Lattimer earned a master's degree from Columbia University in 1948, and studied at Prague University from 1948 to 1949. She earned a Ph.D. in Slavic languages and literature at Radcliffe College in 1955, under Russian linguist Roman Jakobson, with a dissertation titled "Serbian peasant wedding ritual songs: A formal, semantic and functional analysis."

== Career ==
During her doctoral work, she traveled in Yugoslavia on a fellowship from the American Association of University Women (AAUW), teaching English classes for the State Department and collecting folksongs. She worked in the music department of the Pan-American Union in the late 1950s.

From 1959 to 1963, Lattimer was a reference librarian in the Slavonic division of the Library of Congress. She taught at Ohio State University from 1963 to 1964. She was based in London as executive secretary of the International Folk Music Council from 1965 to 1966. In 1970, she taught a course on folk music at Conrad Grebel College in Ontario.
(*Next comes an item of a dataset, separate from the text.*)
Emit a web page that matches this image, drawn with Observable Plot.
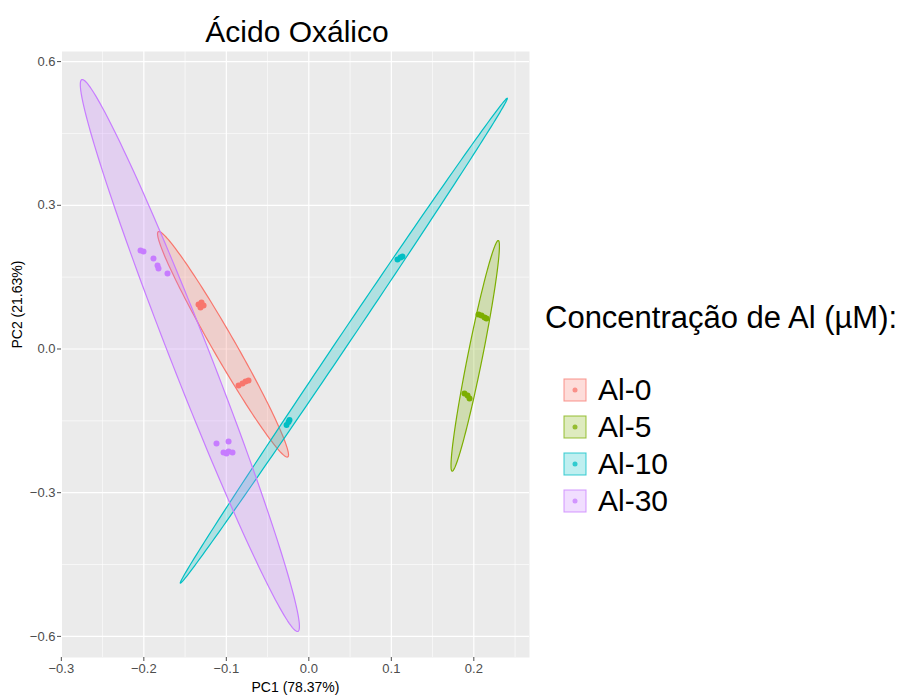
<!DOCTYPE html>
<html>
<head>
<meta charset="utf-8">
<script src="https://cdn.jsdelivr.net/npm/d3@7"></script>
<script src="https://cdn.jsdelivr.net/npm/@observablehq/plot@0.6"></script>
<style>
  html, body { margin: 0; padding: 0; background: white; }
  body { width: 903px; height: 695px; position: relative; overflow: hidden;
         font-family: "Liberation Sans", Arial, sans-serif; }
  #title { position: absolute; left: 197px; width: 200px; top: 14px; text-align: center;
           font-size: 30px; line-height: 36px; color: #000; white-space: nowrap; }
  #chart { position: absolute; left: 0; top: 46px; }
  #legend { position: absolute; left: 545px; top: 300px; color: #000; }
  #legend .ltitle { font-size: 31px; line-height: 36px; white-space: nowrap; }
  #legend .item { position: absolute; left: 18px; height: 24px; white-space: nowrap; }
  #legend .item svg { position: absolute; left: 0; top: 0; }
  #legend .item span { position: absolute; left: 35px; top: -6px; font-size: 30px; line-height: 36px; }
</style>
</head>
<body>
<div id="title">Ácido Oxálico</div>
<div id="chart"></div>
<div id="legend"></div>
<script>
// ---- data ----
const groups = ["Al-0", "Al-5", "Al-10", "Al-30"];
const colors = ["#F8766D", "#7CAE00", "#00BFC4", "#C77CFF"];

// PCA scores
const pc1_Al0  = [-0.1337, -0.1301, -0.1313, -0.1276, -0.0852, -0.0804, -0.0767, -0.0731];
const pc2_Al0  = [ 0.0929,  0.0971,  0.0866,  0.0908, -0.0762, -0.0720, -0.0678, -0.0658];
const pc1_Al5  = [0.2057, 0.2093, 0.2130, 0.2154, 0.1887, 0.1924, 0.1948];
const pc2_Al5  = [0.0720, 0.0699, 0.0658, 0.0637, -0.0929, -0.0971, -0.1033];
const pc1_Al10 = [0.1075, 0.1111, 0.1135, -0.0270, -0.0246, -0.0234];
const pc2_Al10 = [0.1868, 0.1910, 0.1931, -0.1587, -0.1524, -0.1482];
const pc1_Al30 = [-0.2040, -0.2004, -0.1883, -0.1834, -0.1822, -0.1713, -0.1119, -0.0973, -0.1034, -0.0973, -0.0925, -0.0998];
const pc2_Al30 = [ 0.2056,  0.2035,  0.1889,  0.1743,  0.1681,  0.1576, -0.1973, -0.1931, -0.2161, -0.2140, -0.2161, -0.2182];

// 95% ellipses: centre, topmost point, horizontal half-width at the centre (data units)
const ellCx    = [-0.1040, 0.2017, 0.0424, -0.1442];
const ellCy    = [ 0.0098, -0.0143, 0.0173, -0.0136];
const ellTopX  = [-0.1818, 0.2296, 0.2405, -0.2746];
const ellTopY  = [ 0.2453, 0.2265, 0.5236, 0.5626];
const ellHalfW = [ 0.0158, 0.0091, 0.0081, 0.0252];

const xTicks = [-0.3, -0.2, -0.1, 0.0, 0.1, 0.2];
const xMinor = [-0.25, -0.15, -0.05, 0.05, 0.15, 0.25];
const yTicks = [-0.6, -0.3, 0.0, 0.3, 0.6];
const yMinor = [-0.45, -0.15, 0.15, 0.45];

const xLabel = "PC1 (78.37%)";
const yLabel = "PC2 (21.63%)";
const legendTitle = "Concentração de Al (µM):";

// ---- tables ----
const pcs = [[pc1_Al0, pc2_Al0], [pc1_Al5, pc2_Al5], [pc1_Al10, pc2_Al10], [pc1_Al30, pc2_Al30]];
const points = [];
groups.forEach((g, i) => {
  const [xs, ys] = pcs[i];
  xs.forEach((x, j) => points.push({group: g, x, y: ys[j]}));
});

// ellipse outline from conjugate semi-diameters (top point vector, horizontal half-chord)
const ellipse = [];
groups.forEach((g, i) => {
  const ax = ellTopX[i] - ellCx[i], ay = ellTopY[i] - ellCy[i];
  const n = 180;
  for (let k = 0; k < n; k++) {
    const t = 2 * Math.PI * k / n;
    ellipse.push({group: g, x: ellCx[i] + ax * Math.cos(t) + ellHalfW[i] * Math.sin(t),
                  y: ellCy[i] + ay * Math.cos(t)});
  }
});

const chart = Plot.plot({
  width: 540,
  height: 649,
  marginLeft: 61,
  marginRight: 11,
  marginTop: 5,
  marginBottom: 38,
  style: {fontFamily: "'Liberation Sans', Arial, sans-serif", background: "white"},
  x: {domain: [-0.2998, 0.2675]},
  y: {domain: [-0.6441, 0.6211]},
  color: {domain: groups, range: colors},
  marks: [
    Plot.frame({fill: "#EBEBEB", stroke: null}),
    Plot.ruleX(xMinor, {stroke: "white", strokeWidth: 0.6}),
    Plot.ruleY(yMinor, {stroke: "white", strokeWidth: 0.6}),
    Plot.ruleX(xTicks, {stroke: "white", strokeWidth: 1.2}),
    Plot.ruleY(yTicks, {stroke: "white", strokeWidth: 1.2}),
    Plot.line(ellipse, {x: "x", y: "y", z: "group", fill: "group", stroke: "group",
                        fillOpacity: 0.25, strokeWidth: 1.2, curve: "linear-closed"}),
    Plot.dot(points, {x: "x", y: "y", fill: "group", r: 3}),
    Plot.axisX(xTicks, {tickFormat: d3.format(".1f"), tickSize: 4, tickPadding: 2,
                        fontSize: 13, color: "#4D4D4D", label: null}),
    Plot.axisY(yTicks, {tickFormat: d3.format(".1f"), tickSize: 4, tickPadding: 2,
                        fontSize: 13, color: "#4D4D4D", label: null}),
    Plot.text([xLabel], {text: d => d, frameAnchor: "bottom", dy: 30, fontSize: 14,
                         fill: "#000", lineAnchor: "middle"}),
    Plot.text([yLabel], {text: d => d, frameAnchor: "left", dx: -44, dy: -6, rotate: -90,
                         fontSize: 14, fill: "#000", lineAnchor: "middle"})
  ]
});
document.getElementById("chart").appendChild(chart);

// ---- legend built from the plot's colour scale ----
const colorScale = chart.scale("color");
const legend = document.getElementById("legend");
const lt = document.createElement("div");
lt.className = "ltitle";
lt.textContent = legendTitle;
legend.appendChild(lt);
groups.forEach((g, i) => {
  const c = colorScale.apply(g);
  const item = document.createElement("div");
  item.className = "item";
  item.style.top = (78 + i * 37) + "px";
  item.innerHTML = `<svg width="24" height="24"><rect x="1" y="1" width="22" height="22" fill="${c}" fill-opacity="0.25" stroke="${c}" stroke-opacity="0.7" stroke-width="1.1"></rect><circle cx="12" cy="12" r="2.5" fill="${c}" fill-opacity="0.75"></circle></svg><span>${g}</span>`;
  legend.appendChild(item);
});
</script>
</body>
</html>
From 1972 to 1973, she was the first woman to be elected president of the Society for Ethnomusicology.

In 1985, she was the first woman to give the Charles Seeger Memorial Lecture to the annual meeting of the Society for Ethnomusicology, when she gave a speech titled "Slavic Folk Music: Forms of Singing and Self-Identity.” Under the difficult conditions of the Cold War, she was recognized for her efforts to maintain contacts between music scholars on both sides of the Iron Curtain.

== Publications ==

- "Slavica: Czechoslovakia and Poland" (1962, with Janina W. Hoskins)
- "Soviet Research on Russian Music" (1963)
- "The Glagolitic Missal of 1483" (1963)
- "Viktor Mikhailovich Beliaev" (1968)
- "Bulgarian Folk Music Research" (1969)
- "The Russian Protiazhnaia 'Prolonged' Folk Song" (1969, with Viktor M. Beliaev)
- "Folk Music in Soviet Russia: Some Recent Publications" (1970)
- "Vasil Stoin, Bulgarian Folk Song Collector" (1980)
- "Ethnomusicology" (1980, entry in The New Grove Dictionary of Music and Musicians)
- "Slavic Folk Music: Forms of Singing and Self-Identity" (1987)
- "Recent Achievements in Soviet Ethnomusicology, with Remarks on Russian Terminology" (1990)

== Personal life ==
Lattimer married anthropologist Lawrence Krader in 1953. She died in 2007, in Marion, Oregon, at the age of 85.